For that, I give the budget full marks. But as I said last week, the real test will be whether the government will hold the line when the sustained attacks come, armed, as they will be, with the compulsory pathos and hard luck stories. If the government backs down on a single proposal, it will only encourage more special pleading for compromise and the whole public presentation of the case for stringency will collapse.

 

There were certainly parts of the budget that are tough on individuals. But, to be frank, I cannot see what all the fuss is about. Looking at the cuts and reforms in detail, what strikes me is not that they are harsh, but how governments could have been so extravagant in the past and allowed our social services and the vast range of so called initiatives to get so out of control. For instance, I have always thought it was absurd that I could go to the doctor and be treated virtually free of charge when I could easily afford to pay for the treatment myself. I have also thought it absurd that I could go to the Alfred Hospital as I have done twice, be set upon by five or six doctors and subjected to every test known to mankind (all of which showed there was nothing wrong with me) and get it all completely free; I should have been charged at least something and a modest co-payment is not going to hurt anyone. The tightening up of eligibility for most pensions and social service benefits is well overdue.
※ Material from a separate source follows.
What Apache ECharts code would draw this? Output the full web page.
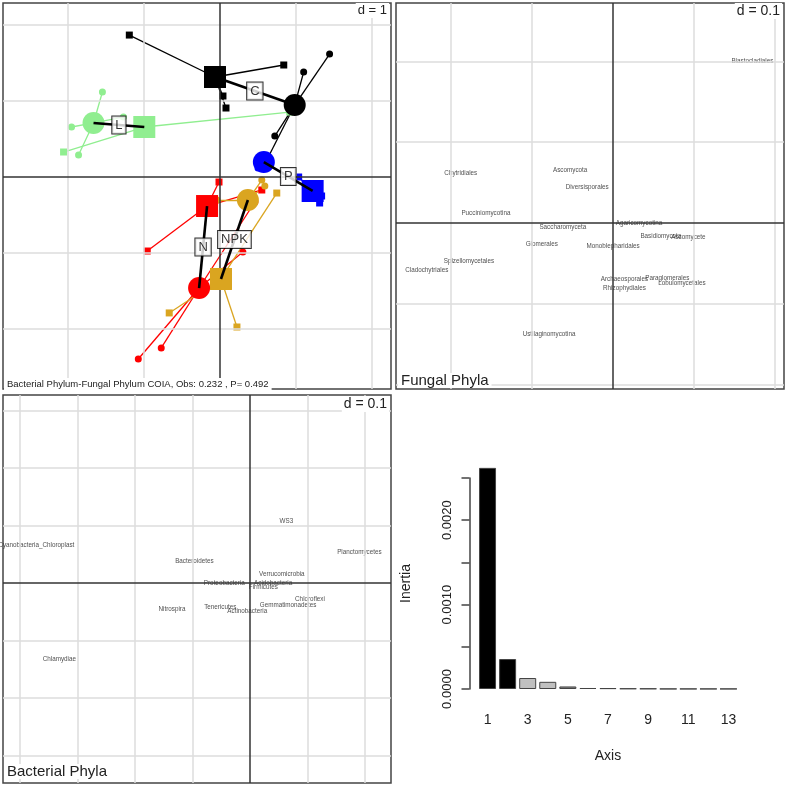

A lot of foreign aid is such a waste that no one will suffer except the kleptomaniacs who help themselves to a lot of it and the administrators who go through a fair slice of the rest. And what a terrible blow it is to put some restraints on the ABC and SBS by way of an efficiency dividend. There is also a very easy reply to the complaint that the ABC has lost its overseas TV arm: they have got what they deserved all along, since the day they tried to manipulate the tender process.


 

The measures in the budget to encourage self-reliance are also commendable and many of them are overdue. Of course we should provide reasonable unemployment benefits, but the notion that you can turn to the state and expect support the moment you do not have a job is extravagant in the extreme and destructive of any sense of duty to look after yourself. So the proposed six-month waiting period for under-30-year-olds is reasonable and will encourage genuine job seekers and discourage malingerers, as will the proposal to cut the dole after receiving it for six months.

 

The more I look at the details, the more I think there are other areas where expenditure could be reduced. To take just one example, there is a complicated proposal to transfer taxation disputes to the Inspector-General of Taxation. As in the case with the mediation of disputes in Federal courts and tribunals that I put to the Commission of Audit, why not try private mediators for taxation and other disputes? Is it only the government that has the unique skills required to handle such matters? Hardly.

 

More importantly, I would like to have seen something real to encourage people to work more and to start a new business; the budget repair levy is probably necessary, but will be met by a lot of people, like professionals and tradies, by working less, spending more on legitimate deductions and not having a taxable income high enough to have to pay the tax. The Entrepreneurs Infrastructure Programme is on the right track in providing support for the commercialisation of good ideas and that scheme could be used to start a new business. But apart from that, where is the incentive?

 

So the budget, for me, is a good first step. It will clearly reduce government spending and waste. It will turn the country back from the lemming-like course we were on to near insolvency. It will encourage some people to rely on themselves instead of the government. But there is still enormous scope to generate a vigorous free enterprise and entrepreneurial culture.